▶ _What you are asked to do_: Extract, unchanged, every line from the top of the material below through the line with "intel_pig = [58.7, 60.6, 65.2, 80.0, 37.0]", and no more.

▶ _Material provided_:

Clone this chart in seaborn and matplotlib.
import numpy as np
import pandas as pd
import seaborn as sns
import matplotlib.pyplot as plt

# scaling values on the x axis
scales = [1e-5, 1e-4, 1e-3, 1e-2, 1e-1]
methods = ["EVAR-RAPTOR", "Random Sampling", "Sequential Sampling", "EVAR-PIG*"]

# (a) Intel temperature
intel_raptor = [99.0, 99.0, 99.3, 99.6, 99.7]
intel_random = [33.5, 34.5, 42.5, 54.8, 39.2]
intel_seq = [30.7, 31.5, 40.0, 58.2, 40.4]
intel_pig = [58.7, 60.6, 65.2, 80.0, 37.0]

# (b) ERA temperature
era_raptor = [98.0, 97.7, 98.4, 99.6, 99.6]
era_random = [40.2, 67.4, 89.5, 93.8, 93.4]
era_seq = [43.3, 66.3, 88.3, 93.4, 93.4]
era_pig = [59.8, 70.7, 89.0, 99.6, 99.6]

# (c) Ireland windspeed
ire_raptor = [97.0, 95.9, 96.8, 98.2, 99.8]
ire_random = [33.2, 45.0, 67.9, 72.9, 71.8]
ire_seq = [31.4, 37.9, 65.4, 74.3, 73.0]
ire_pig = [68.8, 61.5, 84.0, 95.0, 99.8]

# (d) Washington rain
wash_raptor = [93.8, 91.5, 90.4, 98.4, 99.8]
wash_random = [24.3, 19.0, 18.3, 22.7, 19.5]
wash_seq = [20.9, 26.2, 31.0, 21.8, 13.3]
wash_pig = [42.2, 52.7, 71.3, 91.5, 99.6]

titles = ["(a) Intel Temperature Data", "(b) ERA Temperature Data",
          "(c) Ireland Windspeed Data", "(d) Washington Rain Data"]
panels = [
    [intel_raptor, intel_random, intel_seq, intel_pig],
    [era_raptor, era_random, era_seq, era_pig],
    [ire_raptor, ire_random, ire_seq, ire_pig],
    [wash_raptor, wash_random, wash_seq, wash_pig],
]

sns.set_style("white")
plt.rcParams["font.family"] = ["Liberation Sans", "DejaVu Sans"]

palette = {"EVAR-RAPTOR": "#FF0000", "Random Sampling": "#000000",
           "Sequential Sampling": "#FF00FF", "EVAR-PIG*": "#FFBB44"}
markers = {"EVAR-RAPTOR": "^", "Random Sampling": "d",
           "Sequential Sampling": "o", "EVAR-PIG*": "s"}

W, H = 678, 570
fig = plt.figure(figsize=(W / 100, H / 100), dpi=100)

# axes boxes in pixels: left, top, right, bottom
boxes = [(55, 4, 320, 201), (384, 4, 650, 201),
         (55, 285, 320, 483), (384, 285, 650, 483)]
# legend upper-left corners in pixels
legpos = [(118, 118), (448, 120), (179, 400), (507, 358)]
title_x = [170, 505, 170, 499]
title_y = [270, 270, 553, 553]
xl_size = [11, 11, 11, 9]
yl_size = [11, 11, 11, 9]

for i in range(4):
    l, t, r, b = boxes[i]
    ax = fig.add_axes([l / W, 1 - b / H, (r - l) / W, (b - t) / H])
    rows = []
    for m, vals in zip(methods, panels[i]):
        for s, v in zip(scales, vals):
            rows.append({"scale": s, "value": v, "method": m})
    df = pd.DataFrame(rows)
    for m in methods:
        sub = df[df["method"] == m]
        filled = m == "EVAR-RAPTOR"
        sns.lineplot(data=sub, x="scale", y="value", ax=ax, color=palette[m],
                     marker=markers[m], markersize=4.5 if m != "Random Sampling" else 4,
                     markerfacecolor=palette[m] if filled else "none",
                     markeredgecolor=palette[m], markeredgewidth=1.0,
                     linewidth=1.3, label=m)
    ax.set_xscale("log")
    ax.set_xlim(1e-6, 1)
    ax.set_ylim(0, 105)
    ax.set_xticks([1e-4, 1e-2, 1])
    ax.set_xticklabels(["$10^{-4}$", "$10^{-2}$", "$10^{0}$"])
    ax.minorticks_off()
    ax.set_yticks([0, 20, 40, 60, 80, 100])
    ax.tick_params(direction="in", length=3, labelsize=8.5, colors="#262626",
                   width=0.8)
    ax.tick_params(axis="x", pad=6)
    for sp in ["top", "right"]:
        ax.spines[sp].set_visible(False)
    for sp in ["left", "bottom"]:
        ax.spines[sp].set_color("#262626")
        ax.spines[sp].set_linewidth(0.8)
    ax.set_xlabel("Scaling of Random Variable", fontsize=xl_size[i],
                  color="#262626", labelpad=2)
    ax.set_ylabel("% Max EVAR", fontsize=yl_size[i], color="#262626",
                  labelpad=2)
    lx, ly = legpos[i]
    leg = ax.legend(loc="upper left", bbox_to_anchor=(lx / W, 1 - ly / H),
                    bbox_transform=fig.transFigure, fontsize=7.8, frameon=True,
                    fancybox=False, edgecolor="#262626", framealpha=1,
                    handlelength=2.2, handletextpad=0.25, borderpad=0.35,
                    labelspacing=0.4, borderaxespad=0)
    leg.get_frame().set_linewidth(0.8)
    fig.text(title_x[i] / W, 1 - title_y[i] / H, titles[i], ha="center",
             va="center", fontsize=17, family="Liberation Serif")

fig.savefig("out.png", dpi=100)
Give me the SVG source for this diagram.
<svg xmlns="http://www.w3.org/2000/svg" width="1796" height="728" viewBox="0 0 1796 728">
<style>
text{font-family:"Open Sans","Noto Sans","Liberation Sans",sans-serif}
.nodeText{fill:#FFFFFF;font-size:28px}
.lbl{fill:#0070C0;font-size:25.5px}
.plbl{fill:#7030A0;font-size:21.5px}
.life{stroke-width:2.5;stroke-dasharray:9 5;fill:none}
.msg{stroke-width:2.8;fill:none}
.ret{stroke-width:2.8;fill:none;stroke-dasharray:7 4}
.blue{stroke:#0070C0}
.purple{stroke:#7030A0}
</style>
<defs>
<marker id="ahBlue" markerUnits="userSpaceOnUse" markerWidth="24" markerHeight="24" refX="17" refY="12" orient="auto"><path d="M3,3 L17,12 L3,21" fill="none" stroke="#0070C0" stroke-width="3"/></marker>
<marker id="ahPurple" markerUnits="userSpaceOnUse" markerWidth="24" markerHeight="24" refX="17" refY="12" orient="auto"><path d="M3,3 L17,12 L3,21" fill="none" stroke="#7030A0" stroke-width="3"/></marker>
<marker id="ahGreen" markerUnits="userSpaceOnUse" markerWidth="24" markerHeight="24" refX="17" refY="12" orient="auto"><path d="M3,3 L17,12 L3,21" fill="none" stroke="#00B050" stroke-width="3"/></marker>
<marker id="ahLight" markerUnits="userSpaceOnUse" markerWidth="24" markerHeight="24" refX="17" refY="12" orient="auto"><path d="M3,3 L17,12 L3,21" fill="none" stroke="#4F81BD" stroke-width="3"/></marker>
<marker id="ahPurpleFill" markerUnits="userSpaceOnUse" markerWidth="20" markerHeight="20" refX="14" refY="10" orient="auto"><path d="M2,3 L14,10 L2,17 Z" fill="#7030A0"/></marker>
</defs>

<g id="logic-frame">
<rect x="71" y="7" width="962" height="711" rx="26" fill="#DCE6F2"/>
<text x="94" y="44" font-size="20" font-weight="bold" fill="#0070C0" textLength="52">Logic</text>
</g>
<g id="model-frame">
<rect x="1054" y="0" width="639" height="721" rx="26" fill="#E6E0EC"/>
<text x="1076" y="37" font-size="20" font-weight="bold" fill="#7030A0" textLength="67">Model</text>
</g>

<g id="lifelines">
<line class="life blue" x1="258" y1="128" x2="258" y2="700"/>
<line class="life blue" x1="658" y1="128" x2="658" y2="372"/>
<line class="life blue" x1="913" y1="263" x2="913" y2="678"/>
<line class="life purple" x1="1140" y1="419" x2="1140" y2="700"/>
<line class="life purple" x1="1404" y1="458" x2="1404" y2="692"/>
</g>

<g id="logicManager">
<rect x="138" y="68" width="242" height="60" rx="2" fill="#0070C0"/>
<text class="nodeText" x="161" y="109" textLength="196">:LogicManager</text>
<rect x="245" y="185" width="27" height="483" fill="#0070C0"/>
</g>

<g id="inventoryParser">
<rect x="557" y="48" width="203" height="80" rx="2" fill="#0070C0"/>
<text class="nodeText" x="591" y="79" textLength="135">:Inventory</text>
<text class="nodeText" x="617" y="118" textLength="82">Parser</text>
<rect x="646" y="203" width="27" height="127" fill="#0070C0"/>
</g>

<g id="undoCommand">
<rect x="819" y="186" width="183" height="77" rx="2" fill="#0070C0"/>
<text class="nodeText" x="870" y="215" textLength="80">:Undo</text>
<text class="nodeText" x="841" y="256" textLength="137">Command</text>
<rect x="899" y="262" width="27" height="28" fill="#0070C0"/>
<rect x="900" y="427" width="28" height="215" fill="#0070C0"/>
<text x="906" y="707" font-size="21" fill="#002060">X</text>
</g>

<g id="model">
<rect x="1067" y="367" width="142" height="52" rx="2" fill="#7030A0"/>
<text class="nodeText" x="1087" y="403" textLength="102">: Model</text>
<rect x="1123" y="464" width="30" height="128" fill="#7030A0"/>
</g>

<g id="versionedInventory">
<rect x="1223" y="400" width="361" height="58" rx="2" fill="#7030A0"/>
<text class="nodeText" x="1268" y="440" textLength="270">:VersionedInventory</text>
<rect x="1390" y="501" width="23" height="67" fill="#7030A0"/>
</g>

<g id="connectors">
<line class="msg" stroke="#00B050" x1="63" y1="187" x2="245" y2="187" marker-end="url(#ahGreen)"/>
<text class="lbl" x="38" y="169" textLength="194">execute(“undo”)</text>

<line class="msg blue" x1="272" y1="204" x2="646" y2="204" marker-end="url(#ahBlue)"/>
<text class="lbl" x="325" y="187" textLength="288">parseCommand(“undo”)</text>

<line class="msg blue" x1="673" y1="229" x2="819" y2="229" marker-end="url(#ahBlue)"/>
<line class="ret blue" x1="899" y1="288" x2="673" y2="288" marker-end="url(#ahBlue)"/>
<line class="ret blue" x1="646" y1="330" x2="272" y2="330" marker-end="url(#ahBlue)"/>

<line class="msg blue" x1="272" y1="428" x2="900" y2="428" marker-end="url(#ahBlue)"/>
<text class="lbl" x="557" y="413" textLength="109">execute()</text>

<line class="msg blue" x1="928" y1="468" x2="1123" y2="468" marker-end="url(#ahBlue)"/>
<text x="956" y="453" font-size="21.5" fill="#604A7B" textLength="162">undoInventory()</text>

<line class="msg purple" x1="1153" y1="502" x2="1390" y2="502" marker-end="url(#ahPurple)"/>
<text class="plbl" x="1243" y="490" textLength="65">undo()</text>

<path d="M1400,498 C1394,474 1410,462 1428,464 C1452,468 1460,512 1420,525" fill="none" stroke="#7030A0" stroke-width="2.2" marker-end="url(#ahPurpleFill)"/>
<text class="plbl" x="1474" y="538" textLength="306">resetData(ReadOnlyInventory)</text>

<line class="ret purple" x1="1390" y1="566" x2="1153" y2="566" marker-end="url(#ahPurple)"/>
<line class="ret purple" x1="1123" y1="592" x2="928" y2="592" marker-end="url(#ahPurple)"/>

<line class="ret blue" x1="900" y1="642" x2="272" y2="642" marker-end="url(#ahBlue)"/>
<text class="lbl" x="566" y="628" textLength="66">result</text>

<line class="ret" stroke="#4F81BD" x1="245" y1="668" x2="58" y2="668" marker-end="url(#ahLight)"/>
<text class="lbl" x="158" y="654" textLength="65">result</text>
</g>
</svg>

▶ _Task result_:
Clone this chart in seaborn and matplotlib.
import numpy as np
import pandas as pd
import seaborn as sns
import matplotlib.pyplot as plt

# scaling values on the x axis
scales = [1e-5, 1e-4, 1e-3, 1e-2, 1e-1]
methods = ["EVAR-RAPTOR", "Random Sampling", "Sequential Sampling", "EVAR-PIG*"]

# (a) Intel temperature
intel_raptor = [99.0, 99.0, 99.3, 99.6, 99.7]
intel_random = [33.5, 34.5, 42.5, 54.8, 39.2]
intel_seq = [30.7, 31.5, 40.0, 58.2, 40.4]
intel_pig = [58.7, 60.6, 65.2, 80.0, 37.0]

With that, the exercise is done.